Die Suche nach Tätern, die als Wachleute in Vernichtungslagern zu Mittätern des Holocaust geworden waren, hat außerdem erst jetzt Aussicht auf Erfolg: Jahrzehntelang hat die deutsche Justiz gegen diese Täter nicht systematisch ermittelt. Sie wurden nur dann vor Gericht gestellt, wenn ihnen eine einzelne Tat, ein konkreter Mord, nachgewiesen werden konnte. Das änderte sich erst mit dem Urteil gegen John Demjanjuk, der früher Wachmann im NS-Vernichtungslager Sobibor gewesen war. Das Landgericht München verurteilte ihn im Mai 2011 wegen Beihilfe zum Mord zu fünf Jahren Haft. Zwar wurde das Urteil nicht rechtskräftig, weil Demjanjuk vor der Revision starb. Aber die Anklage gegen den Ex-Wachmann und das Münchner Urteil markierten einen Wendepunkt im Umgang der Justiz mit NS-Verbrechen.

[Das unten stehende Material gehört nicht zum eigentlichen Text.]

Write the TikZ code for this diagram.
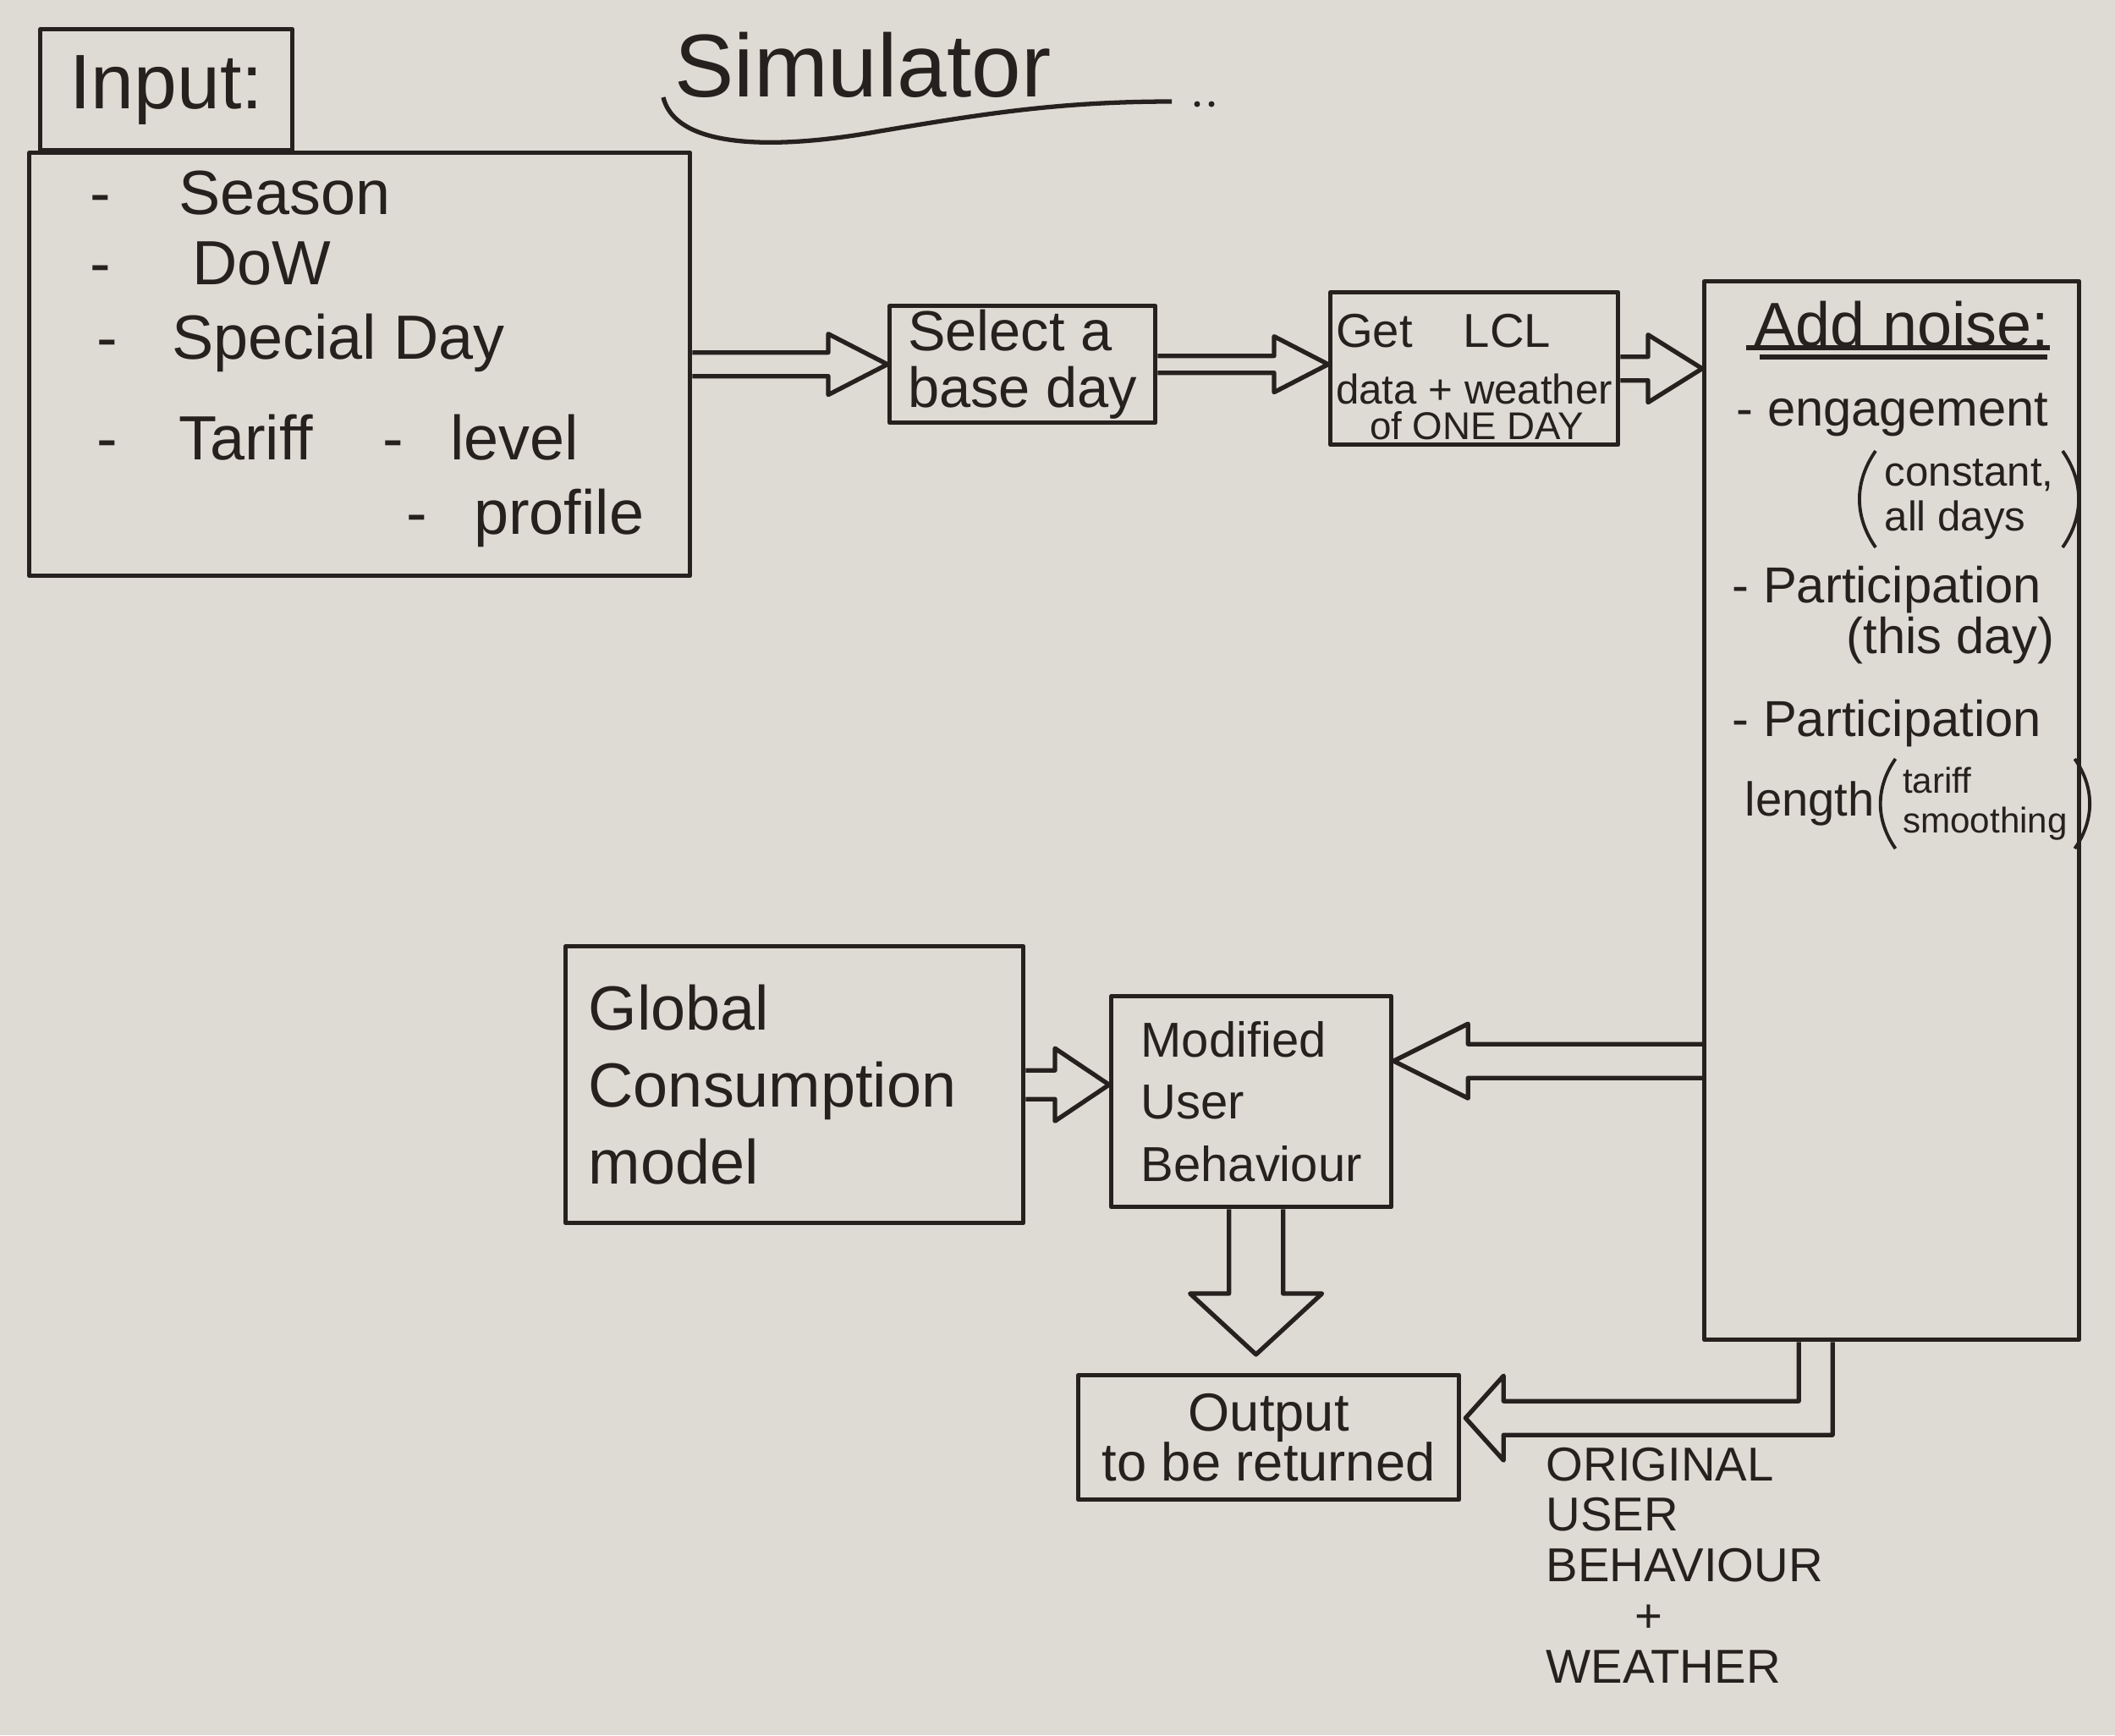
\documentclass[tikz,border=0pt]{standalone}
\usepackage{fontspec}
\setmainfont{Liberation Sans}
\usetikzlibrary{calc,positioning}
\definecolor{paper}{RGB}{221,219,211}
\definecolor{ink}{RGB}{38,33,30}

\begin{document}
\begin{tikzpicture}[color=ink, line width=1.5pt, line join=round,
    box/.style={draw, rectangle, inner sep=0pt, anchor=north west},
    item/.style={inner sep=0pt, anchor=west, text height=1.5ex, text depth=0.25ex,
        font=\fontsize{21}{25}\selectfont},
    note/.style={inner sep=0pt, font=\fontsize{17}{20}\selectfont},
    paren/.style={line width=1.1pt},
    fat/.style n args={3}{to path={
        ($(\tikztostart)!#1!90:(\tikztotarget)$)
        -- ($($(\tikztotarget)!#3!(\tikztostart)$)!#1!90:(\tikztotarget)$)
        -- ($($(\tikztotarget)!#3!(\tikztostart)$)!#2!90:(\tikztotarget)$)
        -- (\tikztotarget)
        -- ($($(\tikztotarget)!#3!(\tikztostart)$)!#2!270:(\tikztotarget)$)
        -- ($($(\tikztotarget)!#3!(\tikztostart)$)!#1!270:(\tikztotarget)$)
        -- ($(\tikztostart)!#1!270:(\tikztotarget)$)}}]

\fill[paper] (0,0) rectangle (25,-20.51);
\useasboundingbox (0,0) rectangle (25,-20.51);

% title
\node [font=\fontsize{30}{34}\selectfont] (title) at (10.2,-0.77) {Simulator};
\draw (7.84,-1.15) .. controls (8.0,-1.8) and (9.3,-1.75) .. (10.4,-1.55)
    .. controls (11.6,-1.35) and (12.5,-1.2) .. (13.85,-1.2);
\fill (14.15,-1.23) circle (0.035);
\fill (14.32,-1.23) circle (0.035);

% input
\node [box, minimum width=2.98cm, minimum height=1.43cm,
    font=\fontsize{26}{30}\selectfont] (intab) at (0.45,-0.32) {Input:};
\node [box, minimum width=7.81cm, minimum height=5.0cm] (inbox) at (0.32,-1.78) {};
\node [item] (season) at (1.04,-2.42) {-\hspace{0.8cm}Season};
\node [item] (dow) at (1.04,-3.25) {-\hspace{0.96cm}DoW};
\node [item] (spday) at (1.12,-4.13) {-\hspace{0.64cm}Special Day};
\node [item] (tariff) at (1.12,-5.32) {-\hspace{0.72cm}Tariff\hspace{0.83cm}-\hspace{0.55cm}level};
\node [item] (profile) at (4.78,-6.2) {-\hspace{0.55cm}profile};

% chain
\node [box, minimum width=3.14cm, minimum height=1.38cm, align=left,
    font=\fontsize{19}{19}\selectfont] (sel) at (10.49,-3.59) {Select a\\base day};
\node [box, minimum width=3.4cm, minimum height=1.8cm, align=left,
    font=\fontsize{14}{19}\selectfont] (lcl) at (15.70,-3.43)
    {\rule{0pt}{17pt}{\fontsize{16}{19}\selectfont Get\hspace{0.6cm}LCL}\\data + weather\\[-7pt]
     \hspace{0.4cm}{\fontsize{13}{13}\selectfont of ONE DAY}};
\node [box, minimum width=4.43cm, minimum height=12.51cm] (noise) at (20.12,-3.30) {};

% noise list
\node [font=\fontsize{21}{25}\selectfont, inner sep=0pt] (nhead) at (22.48,-3.83) {Add noise:};
\draw (20.64,-4.11) -- (24.23,-4.11);
\draw (20.8,-4.22) -- (24.2,-4.22);
\node [note, anchor=west] (eng) at (20.5,-4.9) {- engagement};
\node [note, anchor=east, align=left, inner xsep=0.08cm, inner ysep=2pt,
    font=\fontsize{14}{15}\selectfont] (engnote) at (24.38,-5.9) {constant,\\all days};
\draw [paren] (engnote.north west) to[bend right=35] (engnote.south west);
\draw [paren] (engnote.north east) to[bend left=35] (engnote.south east);
\node [note, anchor=west] (part1) at (20.45,-6.97) {- Participation};
\node [note, anchor=east] (daynote) at (24.31,-7.57) {(this day)};
\node [note, anchor=west] (part2) at (20.45,-8.55) {- Participation};
\node [note, anchor=west, font=\fontsize{16}{18}\selectfont] (lenword) at (20.6,-9.5) {length};
\node [note, right=0.22cm of lenword, align=left, inner xsep=0.06cm, inner ysep=2pt,
    font=\fontsize{12}{13.5}\selectfont] (lennote) {tariff\\smoothing};
\draw [paren] (lennote.north west) to[bend right=35] (lennote.south west);
\draw [paren] (lennote.north east) to[bend left=35] (lennote.south east);

% lower part
\node [box, minimum width=5.41cm, minimum height=3.27cm, align=left, text width=4.87cm,
    inner xsep=0.27cm, font=\fontsize{21}{26}\selectfont] (glob) at (6.66,-11.16)
    {Global\\Consumption\\model};
\node [box, minimum width=3.31cm, minimum height=2.49cm, align=left,
    font=\fontsize{16.5}{21}\selectfont] (mod) at (13.11,-11.75) {Modified\\User\\Behaviour};
\node [box, minimum width=4.5cm, minimum height=1.47cm, align=center,
    font=\fontsize{18}{17}\selectfont] (out) at (12.72,-16.23) {Output\\to be returned};
\node [anchor=west, inner sep=0pt, align=left, font=\fontsize{16}{17}\selectfont] (orig)
    at (18.25,-18.5) {ORIGINAL\\USER\\BEHAVIOUR\\\hspace*{1.05cm}+\\WEATHER};

% arrows
\coordinate (m1) at ($(mod.east)+(0,0.48)$);
\coordinate (o1) at ($(out.north)+(-0.15,0.22)$);
\coordinate (e1) at ($(noise.south)+(-0.9,0)$);
\coordinate (e2) at ($(out.east)+(0.05,0.23)$);
\draw [fat={0.14cm}{0.36cm}{0.7cm}] (inbox.east) to (sel.west);
\draw [fat={0.10cm}{0.33cm}{0.64cm}] (sel.east) to (sel.east -| lcl.west);
\draw [fat={0.14cm}{0.40cm}{0.64cm}] (lcl.east) to (lcl.east -| noise.west);
\draw [fat={0.20cm}{0.44cm}{0.88cm}] (m1 -| noise.west) to (m1);
\draw [fat={0.17cm}{0.43cm}{0.64cm}] (glob.east) to (glob.east -| mod.west);
\draw [fat={0.32cm}{0.78cm}{0.72cm}] (mod.south -| o1) to (o1);
\draw ($(e1)+(-0.2,0)$) |- ($(e2)+(0.45,0.2)$) -- ($(e2)+(0.45,0.5)$) -- (e2)
    -- ($(e2)+(0.45,-0.5)$) -- ($(e2)+(0.45,-0.2)$) -| ($(e1)+(0.2,0)$);
\end{tikzpicture}
\end{document}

Noch immer leben viele ehemalige KZ-Wachleute in Deutschland

Plötzlich erscheint es nicht mehr ausgeschlossen, dass es noch zu weiteren NS-Prozessen kommt. So wird erwartet, dass Staatsanwälte in Stuttgart bald Anklage gegen einen früheren Wachmann im Vernichtungslager Auschwitz erheben. Der 93-jährige Hans L. ist bereits seit Mai in Untersuchungshaft. Auch im bayerischen Weiden wird seit fast einem Jahr gegen den Auschwitz-Wachmann Johann (John) B. ermittelt. In diesem Fall könnte es ebenfalls bald Bewegung geben.

Die Zentrale Stelle zur Aufklärung von NS-Verbrechen in Ludwigsburg hat zwei Jahre nach dem Demjanjuk-Urteil herausgefunden, dass heute noch 50 ehemalige Auschwitz-Wachleute in Deutschland leben und prüft, ob gegen sie noch ermittelt werden kann. Wer Zuroff auf die Ermittlungsleistungen der deutschen Behörden anspricht, erhält von ihm zunächst eine ungewohnt diplomatische Antwort: "Sie bemühen sich, und das ist sehr wichtig." Allerdings sei Gerhard Sommer für seine Taten immer noch nicht zur Rechenschaft gezogen worden, bemängelt der Nazi-Jäger.